┌──

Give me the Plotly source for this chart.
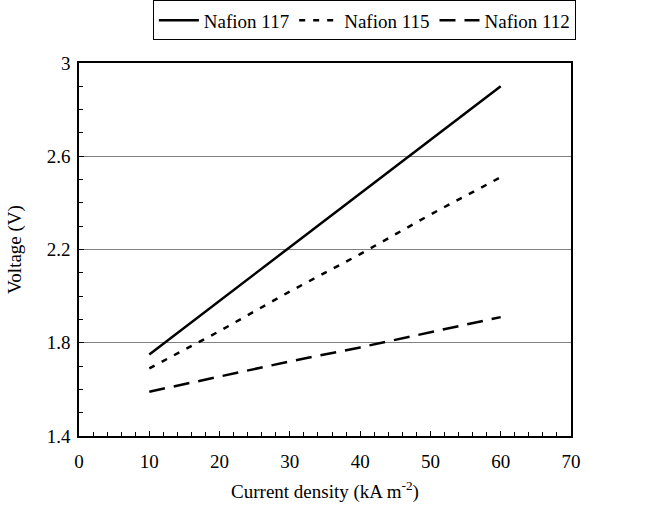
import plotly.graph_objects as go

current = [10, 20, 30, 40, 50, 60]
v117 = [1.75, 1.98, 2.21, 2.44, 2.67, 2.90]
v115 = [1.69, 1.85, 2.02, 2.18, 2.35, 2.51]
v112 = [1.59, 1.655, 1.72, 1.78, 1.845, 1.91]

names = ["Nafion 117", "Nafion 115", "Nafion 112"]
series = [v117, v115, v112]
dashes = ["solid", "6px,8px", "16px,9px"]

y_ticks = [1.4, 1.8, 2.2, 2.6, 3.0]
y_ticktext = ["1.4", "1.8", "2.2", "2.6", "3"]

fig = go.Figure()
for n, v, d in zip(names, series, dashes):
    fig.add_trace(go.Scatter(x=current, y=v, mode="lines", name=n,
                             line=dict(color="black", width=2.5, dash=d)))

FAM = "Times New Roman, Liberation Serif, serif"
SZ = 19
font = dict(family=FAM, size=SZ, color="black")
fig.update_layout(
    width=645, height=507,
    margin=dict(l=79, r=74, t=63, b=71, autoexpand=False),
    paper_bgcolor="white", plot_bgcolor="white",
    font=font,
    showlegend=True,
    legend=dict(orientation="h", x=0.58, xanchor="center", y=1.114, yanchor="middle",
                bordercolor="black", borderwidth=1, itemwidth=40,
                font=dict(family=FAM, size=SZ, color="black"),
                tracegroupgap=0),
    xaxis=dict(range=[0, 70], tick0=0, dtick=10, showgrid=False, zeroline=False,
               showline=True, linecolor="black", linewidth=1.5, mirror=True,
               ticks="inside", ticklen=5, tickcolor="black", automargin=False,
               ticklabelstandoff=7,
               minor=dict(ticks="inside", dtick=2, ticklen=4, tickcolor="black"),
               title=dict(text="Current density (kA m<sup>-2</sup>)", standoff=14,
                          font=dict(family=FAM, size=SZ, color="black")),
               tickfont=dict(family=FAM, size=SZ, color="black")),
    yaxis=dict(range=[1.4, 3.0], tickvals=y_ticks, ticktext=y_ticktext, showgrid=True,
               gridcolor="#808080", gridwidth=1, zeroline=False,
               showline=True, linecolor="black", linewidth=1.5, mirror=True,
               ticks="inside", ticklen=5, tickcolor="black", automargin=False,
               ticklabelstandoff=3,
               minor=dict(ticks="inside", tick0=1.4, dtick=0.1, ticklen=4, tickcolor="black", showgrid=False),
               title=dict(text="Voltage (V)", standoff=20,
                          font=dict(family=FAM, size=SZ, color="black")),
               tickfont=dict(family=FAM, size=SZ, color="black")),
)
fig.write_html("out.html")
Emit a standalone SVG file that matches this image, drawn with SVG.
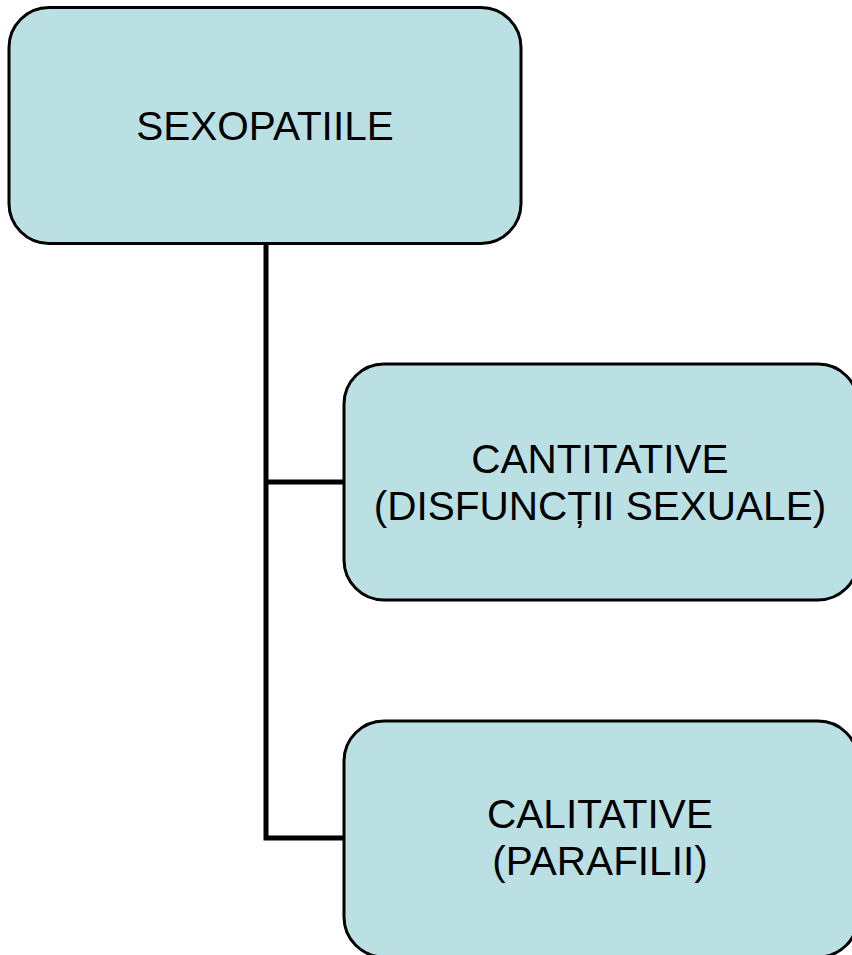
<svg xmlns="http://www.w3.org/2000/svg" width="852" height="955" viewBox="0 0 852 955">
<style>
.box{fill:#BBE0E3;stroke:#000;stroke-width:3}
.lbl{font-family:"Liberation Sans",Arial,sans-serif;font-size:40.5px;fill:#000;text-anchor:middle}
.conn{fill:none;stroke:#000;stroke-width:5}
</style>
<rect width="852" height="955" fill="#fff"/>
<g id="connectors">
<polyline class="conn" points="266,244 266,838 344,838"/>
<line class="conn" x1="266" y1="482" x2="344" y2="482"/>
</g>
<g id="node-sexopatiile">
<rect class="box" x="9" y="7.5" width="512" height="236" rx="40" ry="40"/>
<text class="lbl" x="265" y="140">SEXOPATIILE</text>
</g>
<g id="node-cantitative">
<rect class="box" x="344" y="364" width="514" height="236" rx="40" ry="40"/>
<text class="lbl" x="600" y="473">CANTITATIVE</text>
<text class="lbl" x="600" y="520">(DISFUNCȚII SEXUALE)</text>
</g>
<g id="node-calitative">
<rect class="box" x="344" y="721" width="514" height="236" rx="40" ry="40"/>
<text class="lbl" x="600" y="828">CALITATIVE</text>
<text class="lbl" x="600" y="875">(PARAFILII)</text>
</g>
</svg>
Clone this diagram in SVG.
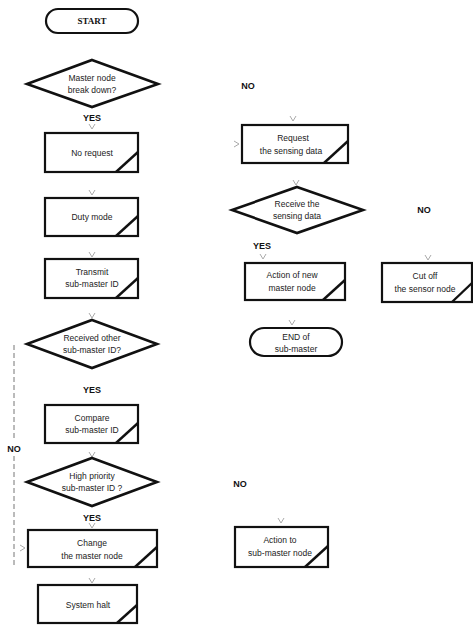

└──

Request: Repeat nothing but the lines from the one containing "Emit a standalone" through the end of the entries, exactly, and skip the pictures.

The response:
Emit a standalone SVG file that matches this image, drawn with SVG.
<svg xmlns="http://www.w3.org/2000/svg" width="852" height="955" viewBox="0 0 852 955">
<style>
.box{fill:#BBE0E3;stroke:#000;stroke-width:3}
.lbl{font-family:"Liberation Sans",Arial,sans-serif;font-size:40.5px;fill:#000;text-anchor:middle}
.conn{fill:none;stroke:#000;stroke-width:5}
</style>
<rect width="852" height="955" fill="#fff"/>
<g id="connectors">
<polyline class="conn" points="266,244 266,838 344,838"/>
<line class="conn" x1="266" y1="482" x2="344" y2="482"/>
</g>
<g id="node-sexopatiile">
<rect class="box" x="9" y="7.5" width="512" height="236" rx="40" ry="40"/>
<text class="lbl" x="265" y="140">SEXOPATIILE</text>
</g>
<g id="node-cantitative">
<rect class="box" x="344" y="364" width="514" height="236" rx="40" ry="40"/>
<text class="lbl" x="600" y="473">CANTITATIVE</text>
<text class="lbl" x="600" y="520">(DISFUNCȚII SEXUALE)</text>
</g>
<g id="node-calitative">
<rect class="box" x="344" y="721" width="514" height="236" rx="40" ry="40"/>
<text class="lbl" x="600" y="828">CALITATIVE</text>
<text class="lbl" x="600" y="875">(PARAFILII)</text>
</g>
</svg>
Clone this diagram in SVG.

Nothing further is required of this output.